The request: Search the data below for the word "this" and copy each line that holds it.

[begin Dataset records]

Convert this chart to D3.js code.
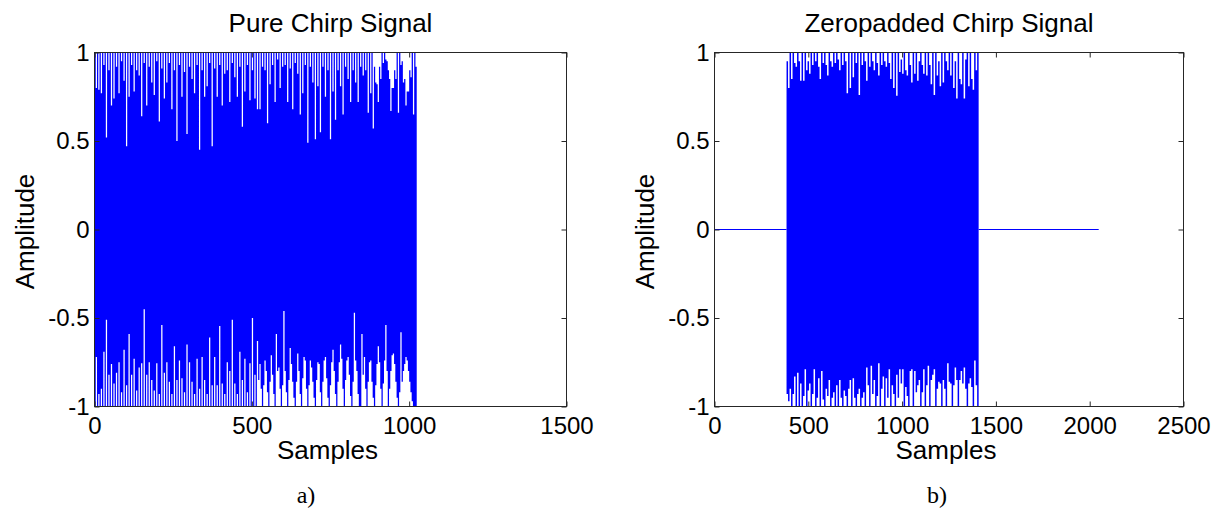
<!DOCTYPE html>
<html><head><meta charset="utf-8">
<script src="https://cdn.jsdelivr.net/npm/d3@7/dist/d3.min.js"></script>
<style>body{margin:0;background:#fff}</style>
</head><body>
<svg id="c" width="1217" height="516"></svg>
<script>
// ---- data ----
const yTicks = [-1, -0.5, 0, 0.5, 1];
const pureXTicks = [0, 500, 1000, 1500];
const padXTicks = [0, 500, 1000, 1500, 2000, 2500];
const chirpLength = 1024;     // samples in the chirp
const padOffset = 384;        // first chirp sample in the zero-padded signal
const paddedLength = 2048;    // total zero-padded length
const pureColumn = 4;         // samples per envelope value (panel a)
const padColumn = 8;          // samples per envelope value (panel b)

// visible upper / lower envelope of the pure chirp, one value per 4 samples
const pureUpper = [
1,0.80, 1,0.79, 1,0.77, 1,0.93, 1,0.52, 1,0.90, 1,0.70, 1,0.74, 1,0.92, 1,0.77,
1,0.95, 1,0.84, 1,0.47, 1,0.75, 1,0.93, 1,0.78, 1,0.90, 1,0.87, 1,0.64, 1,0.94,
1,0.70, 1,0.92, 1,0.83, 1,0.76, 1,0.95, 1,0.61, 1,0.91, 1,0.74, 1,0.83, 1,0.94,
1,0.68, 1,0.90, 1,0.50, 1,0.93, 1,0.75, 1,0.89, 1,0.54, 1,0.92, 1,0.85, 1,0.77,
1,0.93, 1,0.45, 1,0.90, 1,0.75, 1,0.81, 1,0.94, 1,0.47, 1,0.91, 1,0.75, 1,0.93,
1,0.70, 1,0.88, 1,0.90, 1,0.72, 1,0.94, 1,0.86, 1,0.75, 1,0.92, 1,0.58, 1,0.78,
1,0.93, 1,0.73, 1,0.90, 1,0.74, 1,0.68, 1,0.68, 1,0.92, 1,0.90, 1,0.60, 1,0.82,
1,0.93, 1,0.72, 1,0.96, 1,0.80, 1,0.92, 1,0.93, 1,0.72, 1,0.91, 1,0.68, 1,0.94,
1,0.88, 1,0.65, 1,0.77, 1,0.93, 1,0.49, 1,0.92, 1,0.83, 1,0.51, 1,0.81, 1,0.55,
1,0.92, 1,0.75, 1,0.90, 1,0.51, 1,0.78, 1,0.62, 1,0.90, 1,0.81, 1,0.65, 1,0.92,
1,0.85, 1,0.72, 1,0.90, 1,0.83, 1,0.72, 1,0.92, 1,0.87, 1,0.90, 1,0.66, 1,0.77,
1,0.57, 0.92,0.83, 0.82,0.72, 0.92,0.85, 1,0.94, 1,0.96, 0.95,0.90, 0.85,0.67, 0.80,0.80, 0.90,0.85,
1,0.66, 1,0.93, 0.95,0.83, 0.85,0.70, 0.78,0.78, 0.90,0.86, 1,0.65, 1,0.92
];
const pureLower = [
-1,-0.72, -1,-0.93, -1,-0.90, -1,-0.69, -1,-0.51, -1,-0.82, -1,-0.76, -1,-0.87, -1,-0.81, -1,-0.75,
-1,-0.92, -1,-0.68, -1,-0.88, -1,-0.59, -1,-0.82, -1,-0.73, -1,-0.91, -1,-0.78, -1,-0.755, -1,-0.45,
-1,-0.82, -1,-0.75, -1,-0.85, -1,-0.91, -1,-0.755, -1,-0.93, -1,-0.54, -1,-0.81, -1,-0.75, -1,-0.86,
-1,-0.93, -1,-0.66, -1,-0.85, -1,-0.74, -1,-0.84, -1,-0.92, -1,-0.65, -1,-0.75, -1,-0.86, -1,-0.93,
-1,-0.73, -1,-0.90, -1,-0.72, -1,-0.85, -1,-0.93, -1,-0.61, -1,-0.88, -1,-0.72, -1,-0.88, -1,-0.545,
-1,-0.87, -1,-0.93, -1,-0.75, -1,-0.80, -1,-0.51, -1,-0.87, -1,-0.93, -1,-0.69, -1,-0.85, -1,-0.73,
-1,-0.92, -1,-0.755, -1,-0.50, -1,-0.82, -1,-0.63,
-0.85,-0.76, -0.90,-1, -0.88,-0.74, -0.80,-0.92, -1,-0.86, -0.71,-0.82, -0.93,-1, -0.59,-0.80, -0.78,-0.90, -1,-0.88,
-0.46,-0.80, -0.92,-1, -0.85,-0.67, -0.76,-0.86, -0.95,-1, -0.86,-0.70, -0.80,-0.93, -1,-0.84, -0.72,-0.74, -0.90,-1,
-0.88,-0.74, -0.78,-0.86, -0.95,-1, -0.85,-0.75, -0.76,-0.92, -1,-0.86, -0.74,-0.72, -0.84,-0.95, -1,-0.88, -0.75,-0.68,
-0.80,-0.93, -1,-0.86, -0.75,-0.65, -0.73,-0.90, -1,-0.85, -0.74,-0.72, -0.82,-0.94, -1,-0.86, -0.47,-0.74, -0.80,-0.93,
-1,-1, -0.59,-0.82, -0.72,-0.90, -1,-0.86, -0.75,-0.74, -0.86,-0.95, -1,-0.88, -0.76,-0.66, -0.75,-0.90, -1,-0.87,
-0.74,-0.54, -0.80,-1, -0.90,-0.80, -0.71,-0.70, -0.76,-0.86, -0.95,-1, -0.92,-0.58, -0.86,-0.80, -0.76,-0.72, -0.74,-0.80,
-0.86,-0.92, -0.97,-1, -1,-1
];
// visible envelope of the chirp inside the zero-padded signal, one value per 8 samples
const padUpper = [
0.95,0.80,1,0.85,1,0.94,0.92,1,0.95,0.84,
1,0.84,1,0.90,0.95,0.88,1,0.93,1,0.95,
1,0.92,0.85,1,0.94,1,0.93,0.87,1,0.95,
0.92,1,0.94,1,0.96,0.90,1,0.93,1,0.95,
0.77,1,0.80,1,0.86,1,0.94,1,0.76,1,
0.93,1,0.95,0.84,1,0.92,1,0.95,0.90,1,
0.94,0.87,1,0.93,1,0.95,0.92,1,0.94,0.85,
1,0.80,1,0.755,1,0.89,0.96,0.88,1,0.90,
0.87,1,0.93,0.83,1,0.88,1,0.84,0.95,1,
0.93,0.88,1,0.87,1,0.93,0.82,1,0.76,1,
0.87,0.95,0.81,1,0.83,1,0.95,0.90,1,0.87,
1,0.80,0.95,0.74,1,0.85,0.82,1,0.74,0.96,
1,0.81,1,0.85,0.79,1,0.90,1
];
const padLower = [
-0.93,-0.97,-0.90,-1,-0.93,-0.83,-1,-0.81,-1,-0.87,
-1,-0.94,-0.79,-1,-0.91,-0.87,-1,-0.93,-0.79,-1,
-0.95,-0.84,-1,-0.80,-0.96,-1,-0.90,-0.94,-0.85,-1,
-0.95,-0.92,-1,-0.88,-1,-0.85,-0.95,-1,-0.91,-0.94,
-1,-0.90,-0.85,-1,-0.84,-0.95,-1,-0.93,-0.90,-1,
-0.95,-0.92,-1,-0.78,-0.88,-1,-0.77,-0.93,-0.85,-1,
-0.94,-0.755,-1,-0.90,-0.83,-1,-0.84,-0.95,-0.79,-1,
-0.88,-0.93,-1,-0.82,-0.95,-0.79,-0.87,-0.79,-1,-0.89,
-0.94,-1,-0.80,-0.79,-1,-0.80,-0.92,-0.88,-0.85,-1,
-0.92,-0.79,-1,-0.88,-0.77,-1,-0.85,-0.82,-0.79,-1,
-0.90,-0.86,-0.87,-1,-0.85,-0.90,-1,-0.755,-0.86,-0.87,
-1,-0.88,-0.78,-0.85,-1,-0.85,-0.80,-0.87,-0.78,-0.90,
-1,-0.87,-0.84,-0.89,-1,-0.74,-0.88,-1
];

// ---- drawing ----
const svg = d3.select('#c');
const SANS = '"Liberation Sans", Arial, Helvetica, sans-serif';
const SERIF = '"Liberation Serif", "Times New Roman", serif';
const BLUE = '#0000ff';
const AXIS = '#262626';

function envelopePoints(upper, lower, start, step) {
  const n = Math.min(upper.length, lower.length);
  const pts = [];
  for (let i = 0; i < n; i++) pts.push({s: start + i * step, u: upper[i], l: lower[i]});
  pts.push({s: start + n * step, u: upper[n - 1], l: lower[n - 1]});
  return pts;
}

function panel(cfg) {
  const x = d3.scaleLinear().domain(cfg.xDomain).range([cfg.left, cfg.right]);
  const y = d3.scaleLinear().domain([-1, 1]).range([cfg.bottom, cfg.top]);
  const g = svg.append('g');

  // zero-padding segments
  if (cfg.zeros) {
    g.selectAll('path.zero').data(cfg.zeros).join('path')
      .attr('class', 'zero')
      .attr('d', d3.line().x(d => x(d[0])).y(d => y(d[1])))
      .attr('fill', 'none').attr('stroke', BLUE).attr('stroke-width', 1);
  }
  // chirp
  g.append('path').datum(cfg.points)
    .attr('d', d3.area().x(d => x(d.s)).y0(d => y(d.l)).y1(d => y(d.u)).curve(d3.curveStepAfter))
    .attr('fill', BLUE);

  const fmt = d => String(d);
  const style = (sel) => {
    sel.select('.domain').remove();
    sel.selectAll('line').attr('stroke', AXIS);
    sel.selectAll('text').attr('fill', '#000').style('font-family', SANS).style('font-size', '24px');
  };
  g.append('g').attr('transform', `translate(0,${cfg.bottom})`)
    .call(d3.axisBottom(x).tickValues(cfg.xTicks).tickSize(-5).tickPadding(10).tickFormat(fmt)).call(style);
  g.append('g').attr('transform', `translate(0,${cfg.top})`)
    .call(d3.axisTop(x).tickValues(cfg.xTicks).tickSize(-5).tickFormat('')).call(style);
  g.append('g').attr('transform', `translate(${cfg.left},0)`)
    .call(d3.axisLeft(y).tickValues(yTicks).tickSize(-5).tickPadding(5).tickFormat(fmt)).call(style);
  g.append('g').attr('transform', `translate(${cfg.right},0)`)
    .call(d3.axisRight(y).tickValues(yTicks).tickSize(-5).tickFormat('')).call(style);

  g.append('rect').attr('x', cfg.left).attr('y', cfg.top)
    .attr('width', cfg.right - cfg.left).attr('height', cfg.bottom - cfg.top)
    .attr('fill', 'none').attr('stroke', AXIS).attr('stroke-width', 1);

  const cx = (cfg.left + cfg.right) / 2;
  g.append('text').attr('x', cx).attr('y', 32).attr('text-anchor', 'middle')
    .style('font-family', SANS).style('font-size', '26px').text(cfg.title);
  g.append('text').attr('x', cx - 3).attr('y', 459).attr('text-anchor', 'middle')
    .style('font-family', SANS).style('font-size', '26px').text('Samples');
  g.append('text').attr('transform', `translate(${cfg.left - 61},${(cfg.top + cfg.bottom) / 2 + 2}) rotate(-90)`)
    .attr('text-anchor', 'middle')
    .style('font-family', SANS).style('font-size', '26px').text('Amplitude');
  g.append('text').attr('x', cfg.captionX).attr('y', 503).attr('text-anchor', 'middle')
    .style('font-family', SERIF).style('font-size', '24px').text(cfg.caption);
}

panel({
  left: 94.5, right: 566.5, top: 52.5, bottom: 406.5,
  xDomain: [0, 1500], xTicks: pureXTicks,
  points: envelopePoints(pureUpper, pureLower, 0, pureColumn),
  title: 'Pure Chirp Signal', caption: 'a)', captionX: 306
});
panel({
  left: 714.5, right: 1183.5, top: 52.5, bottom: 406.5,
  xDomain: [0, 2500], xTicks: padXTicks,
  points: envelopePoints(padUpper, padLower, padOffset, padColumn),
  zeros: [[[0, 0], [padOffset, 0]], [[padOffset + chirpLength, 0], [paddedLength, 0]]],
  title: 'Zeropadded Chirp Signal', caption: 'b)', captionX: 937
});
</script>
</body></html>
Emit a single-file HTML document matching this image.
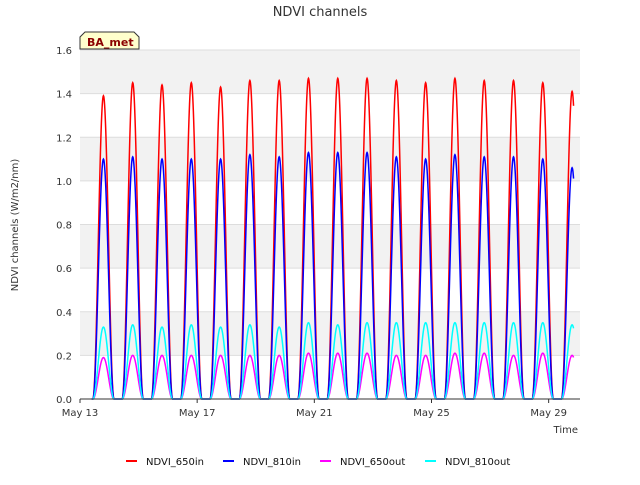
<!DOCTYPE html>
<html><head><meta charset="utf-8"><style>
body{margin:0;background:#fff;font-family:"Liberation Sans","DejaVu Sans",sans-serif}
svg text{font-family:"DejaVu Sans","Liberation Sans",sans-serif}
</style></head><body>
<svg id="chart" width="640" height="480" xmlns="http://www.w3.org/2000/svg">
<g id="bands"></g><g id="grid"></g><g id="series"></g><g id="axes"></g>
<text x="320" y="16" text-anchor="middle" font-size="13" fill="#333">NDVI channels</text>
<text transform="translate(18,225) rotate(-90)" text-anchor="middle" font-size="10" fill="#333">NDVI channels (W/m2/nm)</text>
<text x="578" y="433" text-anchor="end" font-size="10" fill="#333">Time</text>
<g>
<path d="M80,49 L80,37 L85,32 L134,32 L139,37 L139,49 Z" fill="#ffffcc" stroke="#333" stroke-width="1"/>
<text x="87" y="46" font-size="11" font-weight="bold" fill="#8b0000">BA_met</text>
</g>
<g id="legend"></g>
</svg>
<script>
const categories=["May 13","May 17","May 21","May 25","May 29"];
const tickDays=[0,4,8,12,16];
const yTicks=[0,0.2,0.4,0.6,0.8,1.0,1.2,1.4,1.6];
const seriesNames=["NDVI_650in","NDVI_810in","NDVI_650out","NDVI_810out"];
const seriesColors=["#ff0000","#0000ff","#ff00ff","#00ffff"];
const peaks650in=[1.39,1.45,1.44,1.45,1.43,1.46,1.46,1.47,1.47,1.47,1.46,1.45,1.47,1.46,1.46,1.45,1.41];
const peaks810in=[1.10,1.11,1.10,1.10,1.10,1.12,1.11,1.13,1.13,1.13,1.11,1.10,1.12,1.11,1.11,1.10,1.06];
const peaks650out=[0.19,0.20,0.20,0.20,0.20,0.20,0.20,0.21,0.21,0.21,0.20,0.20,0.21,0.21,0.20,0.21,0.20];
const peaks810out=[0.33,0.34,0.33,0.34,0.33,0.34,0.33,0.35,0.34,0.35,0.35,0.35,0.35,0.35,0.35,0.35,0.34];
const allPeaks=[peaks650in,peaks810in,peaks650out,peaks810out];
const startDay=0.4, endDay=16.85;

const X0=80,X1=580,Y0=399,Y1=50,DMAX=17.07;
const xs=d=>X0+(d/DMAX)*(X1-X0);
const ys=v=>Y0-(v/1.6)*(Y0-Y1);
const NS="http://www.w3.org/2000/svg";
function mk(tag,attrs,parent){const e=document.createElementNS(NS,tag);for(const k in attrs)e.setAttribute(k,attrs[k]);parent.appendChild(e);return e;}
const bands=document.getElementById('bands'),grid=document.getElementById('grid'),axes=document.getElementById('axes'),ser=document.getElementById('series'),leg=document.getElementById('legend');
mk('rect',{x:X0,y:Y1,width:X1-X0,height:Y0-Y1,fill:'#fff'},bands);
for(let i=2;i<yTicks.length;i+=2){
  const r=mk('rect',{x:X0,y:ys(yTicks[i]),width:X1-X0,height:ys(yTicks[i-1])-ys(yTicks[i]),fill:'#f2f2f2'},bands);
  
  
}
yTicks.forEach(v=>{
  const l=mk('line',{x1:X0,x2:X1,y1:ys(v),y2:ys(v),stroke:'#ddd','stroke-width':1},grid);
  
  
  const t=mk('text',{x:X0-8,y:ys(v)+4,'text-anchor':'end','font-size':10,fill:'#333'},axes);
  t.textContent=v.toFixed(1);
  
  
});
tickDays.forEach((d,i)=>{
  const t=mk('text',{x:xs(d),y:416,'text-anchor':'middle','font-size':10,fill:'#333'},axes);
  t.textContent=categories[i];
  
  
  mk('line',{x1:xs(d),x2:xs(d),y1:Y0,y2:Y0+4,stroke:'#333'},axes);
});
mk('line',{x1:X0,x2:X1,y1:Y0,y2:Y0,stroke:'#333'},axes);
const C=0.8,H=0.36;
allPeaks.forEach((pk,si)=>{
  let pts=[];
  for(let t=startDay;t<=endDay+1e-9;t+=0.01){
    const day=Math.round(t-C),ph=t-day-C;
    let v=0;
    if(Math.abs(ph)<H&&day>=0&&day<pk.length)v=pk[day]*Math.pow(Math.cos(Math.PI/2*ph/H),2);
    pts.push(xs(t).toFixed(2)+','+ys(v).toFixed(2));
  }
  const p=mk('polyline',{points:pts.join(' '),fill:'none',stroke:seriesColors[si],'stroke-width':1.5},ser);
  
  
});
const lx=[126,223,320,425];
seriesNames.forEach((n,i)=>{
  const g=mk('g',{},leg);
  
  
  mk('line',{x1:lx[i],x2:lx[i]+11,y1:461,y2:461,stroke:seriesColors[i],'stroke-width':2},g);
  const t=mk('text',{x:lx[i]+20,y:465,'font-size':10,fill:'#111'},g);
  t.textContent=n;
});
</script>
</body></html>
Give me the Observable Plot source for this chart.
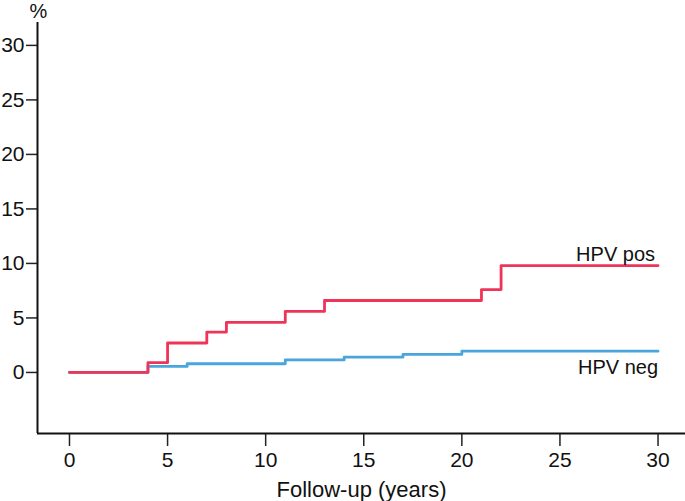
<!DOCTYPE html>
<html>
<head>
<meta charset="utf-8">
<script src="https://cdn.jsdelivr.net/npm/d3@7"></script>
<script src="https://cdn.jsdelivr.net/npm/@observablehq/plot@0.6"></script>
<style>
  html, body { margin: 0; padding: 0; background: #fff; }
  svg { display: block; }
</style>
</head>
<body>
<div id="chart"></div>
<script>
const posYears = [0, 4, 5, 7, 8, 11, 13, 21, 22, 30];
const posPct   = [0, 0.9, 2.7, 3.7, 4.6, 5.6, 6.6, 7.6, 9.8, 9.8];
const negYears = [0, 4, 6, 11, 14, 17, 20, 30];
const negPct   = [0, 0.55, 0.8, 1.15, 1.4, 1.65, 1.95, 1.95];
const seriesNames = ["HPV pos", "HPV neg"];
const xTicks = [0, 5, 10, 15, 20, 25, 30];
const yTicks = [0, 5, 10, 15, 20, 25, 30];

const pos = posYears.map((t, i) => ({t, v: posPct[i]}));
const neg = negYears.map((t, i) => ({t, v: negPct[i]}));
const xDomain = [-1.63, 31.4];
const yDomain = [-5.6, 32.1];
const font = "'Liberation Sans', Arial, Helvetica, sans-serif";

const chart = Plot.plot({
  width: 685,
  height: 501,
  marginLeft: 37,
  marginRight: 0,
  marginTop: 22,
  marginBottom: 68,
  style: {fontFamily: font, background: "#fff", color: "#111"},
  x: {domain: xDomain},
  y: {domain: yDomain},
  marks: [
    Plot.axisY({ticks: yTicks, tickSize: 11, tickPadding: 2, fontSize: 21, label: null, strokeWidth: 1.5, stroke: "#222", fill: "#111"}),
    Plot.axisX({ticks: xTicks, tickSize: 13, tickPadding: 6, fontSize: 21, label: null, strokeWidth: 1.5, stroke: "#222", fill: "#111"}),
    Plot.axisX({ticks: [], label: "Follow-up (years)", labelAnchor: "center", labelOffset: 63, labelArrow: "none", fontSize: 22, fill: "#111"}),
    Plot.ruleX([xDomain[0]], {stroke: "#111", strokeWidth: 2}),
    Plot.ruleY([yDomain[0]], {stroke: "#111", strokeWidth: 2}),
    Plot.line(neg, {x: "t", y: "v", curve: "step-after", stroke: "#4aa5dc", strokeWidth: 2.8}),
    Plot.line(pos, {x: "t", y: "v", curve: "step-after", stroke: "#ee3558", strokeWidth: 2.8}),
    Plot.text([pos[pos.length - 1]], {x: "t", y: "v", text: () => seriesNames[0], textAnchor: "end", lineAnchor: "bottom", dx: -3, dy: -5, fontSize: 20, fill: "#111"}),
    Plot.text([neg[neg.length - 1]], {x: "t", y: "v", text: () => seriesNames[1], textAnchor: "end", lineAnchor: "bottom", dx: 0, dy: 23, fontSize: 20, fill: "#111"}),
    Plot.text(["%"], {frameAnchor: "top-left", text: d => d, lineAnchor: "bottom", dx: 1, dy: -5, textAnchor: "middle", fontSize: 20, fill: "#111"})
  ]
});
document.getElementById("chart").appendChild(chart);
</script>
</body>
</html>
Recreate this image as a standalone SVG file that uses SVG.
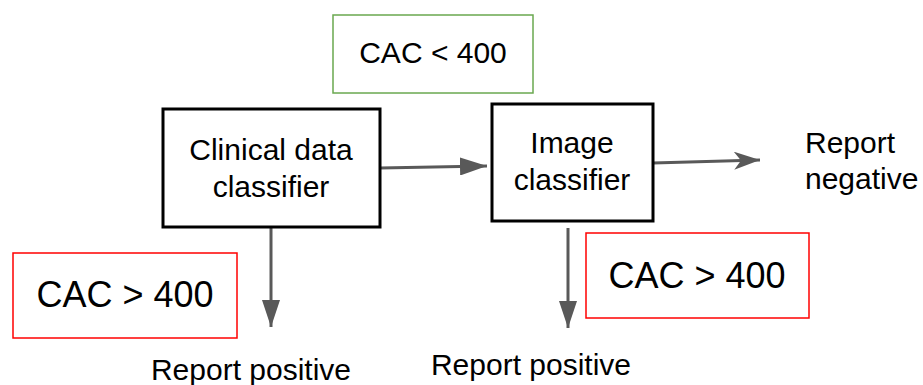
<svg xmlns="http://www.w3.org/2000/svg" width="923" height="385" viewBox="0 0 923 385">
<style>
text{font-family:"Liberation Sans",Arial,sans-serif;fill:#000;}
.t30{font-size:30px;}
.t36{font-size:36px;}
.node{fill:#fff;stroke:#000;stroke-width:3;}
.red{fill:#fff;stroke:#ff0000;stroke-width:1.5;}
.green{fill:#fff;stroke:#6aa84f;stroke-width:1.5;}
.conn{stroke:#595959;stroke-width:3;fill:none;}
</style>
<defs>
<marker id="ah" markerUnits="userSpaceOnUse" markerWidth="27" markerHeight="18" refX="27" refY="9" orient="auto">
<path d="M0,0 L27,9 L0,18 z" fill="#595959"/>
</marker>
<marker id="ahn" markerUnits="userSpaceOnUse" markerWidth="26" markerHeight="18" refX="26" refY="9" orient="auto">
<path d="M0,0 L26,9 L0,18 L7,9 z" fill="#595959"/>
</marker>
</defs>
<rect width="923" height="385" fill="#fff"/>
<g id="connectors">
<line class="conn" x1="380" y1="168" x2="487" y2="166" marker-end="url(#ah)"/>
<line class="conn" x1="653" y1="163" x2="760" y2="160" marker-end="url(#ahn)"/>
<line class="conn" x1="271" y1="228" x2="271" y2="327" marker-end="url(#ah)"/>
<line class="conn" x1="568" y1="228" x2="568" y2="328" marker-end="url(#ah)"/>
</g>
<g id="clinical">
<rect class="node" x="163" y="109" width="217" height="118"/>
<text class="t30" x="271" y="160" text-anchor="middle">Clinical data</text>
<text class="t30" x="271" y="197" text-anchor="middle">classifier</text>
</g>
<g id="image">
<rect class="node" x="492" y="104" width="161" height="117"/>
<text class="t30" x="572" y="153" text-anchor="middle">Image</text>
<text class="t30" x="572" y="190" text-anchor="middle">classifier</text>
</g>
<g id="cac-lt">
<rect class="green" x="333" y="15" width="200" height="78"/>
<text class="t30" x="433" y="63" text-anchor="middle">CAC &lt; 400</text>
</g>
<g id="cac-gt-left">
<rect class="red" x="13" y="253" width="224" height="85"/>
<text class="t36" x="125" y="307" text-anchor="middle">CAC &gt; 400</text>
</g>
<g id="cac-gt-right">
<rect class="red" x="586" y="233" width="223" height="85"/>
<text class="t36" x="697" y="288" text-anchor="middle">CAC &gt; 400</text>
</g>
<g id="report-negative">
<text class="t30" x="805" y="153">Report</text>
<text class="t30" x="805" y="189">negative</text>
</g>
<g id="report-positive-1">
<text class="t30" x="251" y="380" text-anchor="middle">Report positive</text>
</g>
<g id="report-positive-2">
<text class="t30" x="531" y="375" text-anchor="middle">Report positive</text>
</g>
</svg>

[end Dataset records]

Reply to the task:
Convert this chart to D3.js code.
Emit a single-file HTML document matching this image.
Give me the Observable Plot source for this chart.
Recreate this image as a standalone SVG file that uses SVG.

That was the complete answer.